Why is the garbage location in the heap in C++ not designed as can be reallocated itself?


I'm learning heap and I am told if we have to reassign a pointer to a new address, we have to delete the content in the address of the heap that the pointer points to, or that content becomes garbage and may cause memory leak. Like:

int* x = new int(10);
//delete x
x = new int(12) //without deleting x, the address that holds value 10 becomes garbage.

Therefore I'm thinking although the language doesn't have a GC, why the language is not updated with making a non-pointed heap address be able to be reallocated itself? So when the address is reallocated, the garbage content can be replaced with a new valid value, and therefore garbage collector can be omitted as well?

Thanks, and please point out if I'm wrong :)


Solution

  • There would be no way to implement this without some kind of reference-tracking.

    Consider the following modification of your code:

    int* y;
    
    // somewhere else:
    int* x = new int(10);
    y = x;
    x = new int(12);  // oops: y has now unexpected become invalid
    

    In other words, the memory location pointed to by x has been copied to another pointer, y, and then x has been reassigned. If the reassignment of x automatically destroyed the data that it previously pointed to, then y would also become invalid.

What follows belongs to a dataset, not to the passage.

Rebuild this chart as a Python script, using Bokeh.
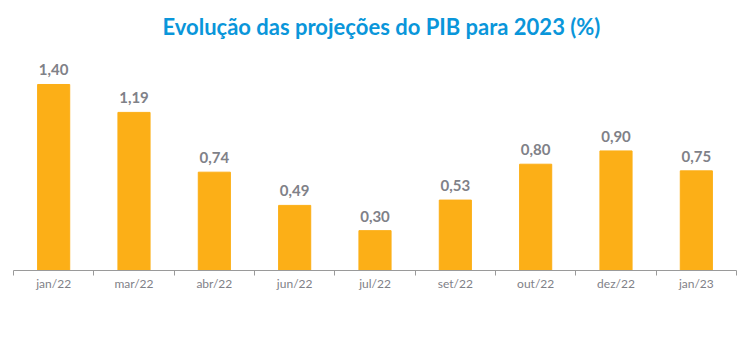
from bokeh.plotting import figure
from bokeh.models import ColumnDataSource, FixedTicker, Range1d, LabelSet
from bokeh.core.properties import value
from bokeh.embed import file_html
from bokeh.resources import INLINE

title = "Evolução das projeções do PIB para 2023 (%)"
categories = ["jan/22", "mar/22", "abr/22", "jun/22", "jul/22", "set/22", "out/22", "dez/22", "jan/23"]
values = [1.40, 1.19, 0.74, 0.49, 0.30, 0.53, 0.80, 0.90, 0.75]
labels = [f"{v:.2f}".replace(".", ",") for v in values]

n = len(categories)
xs = [i + 0.5 for i in range(n)]
src = ColumnDataSource(dict(x=xs, top=values, label=labels))

p = figure(width=750, height=355, output_backend="svg", toolbar_location=None,
           x_range=Range1d(0, n), y_range=Range1d(0, 1.686),
           min_border_left=13, min_border_right=14, min_border_top=46, min_border_bottom=85)
p.title.text = title
p.title.align = "left"
p.title.offset = 149
p.title.vertical_align = "top"
p.title.text_font = "Lato"
p.title.text_font_size = "22px"
p.title.text_font_style = "bold"
p.title.text_color = "#0A96DA"

p.vbar(x="x", top="top", width=0.4, bottom=0, source=src, color="#FCAF17")
p.add_layout(LabelSet(x="x", y="top", text="label", source=src, text_align="center",
                      text_baseline="bottom", y_offset=9, text_font=value("Lato"),
                      text_font_size=value("15px"), text_font_style=value("bold"),
                      text_color=value("#7F8188")))

p.yaxis.visible = False
p.xgrid.visible = False
p.ygrid.visible = False
p.outline_line_color = None

ax = p.xaxis[0]
ax.ticker = FixedTicker(ticks=xs, minor_ticks=list(range(n + 1)))
ax.major_label_overrides = {x: c for x, c in zip(xs, categories)}
ax.major_tick_line_color = None
ax.major_tick_out = 0
ax.major_tick_in = 0
ax.minor_tick_out = 5
ax.minor_tick_in = 0
ax.minor_tick_line_color = "#9A9A9A"
ax.axis_line_color = "#9A9A9A"
ax.major_label_standoff = 0
ax.major_label_text_font = "Lato"
ax.major_label_text_font_size = "12px"
ax.major_label_text_color = "#7F8188"

open("out.html", "w").write(file_html(p, INLINE))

    That would be undesirable behavior, so you'd need some kind of reference tracking system to ensure that the data pointed to by x was not deleted unless x was the only reference to that data.

    And now you've just reinvented (a type of) garbage collection.

    In fact, though, C++ does have an elegant way of achieving this type of reference tracking: via RAII, or what I prefer to refer to as "scope-bound resource management". Specifically for pointers to memory locations, you would use a smart pointer class to automatically manage the allocation and deallocation of memory as necessary.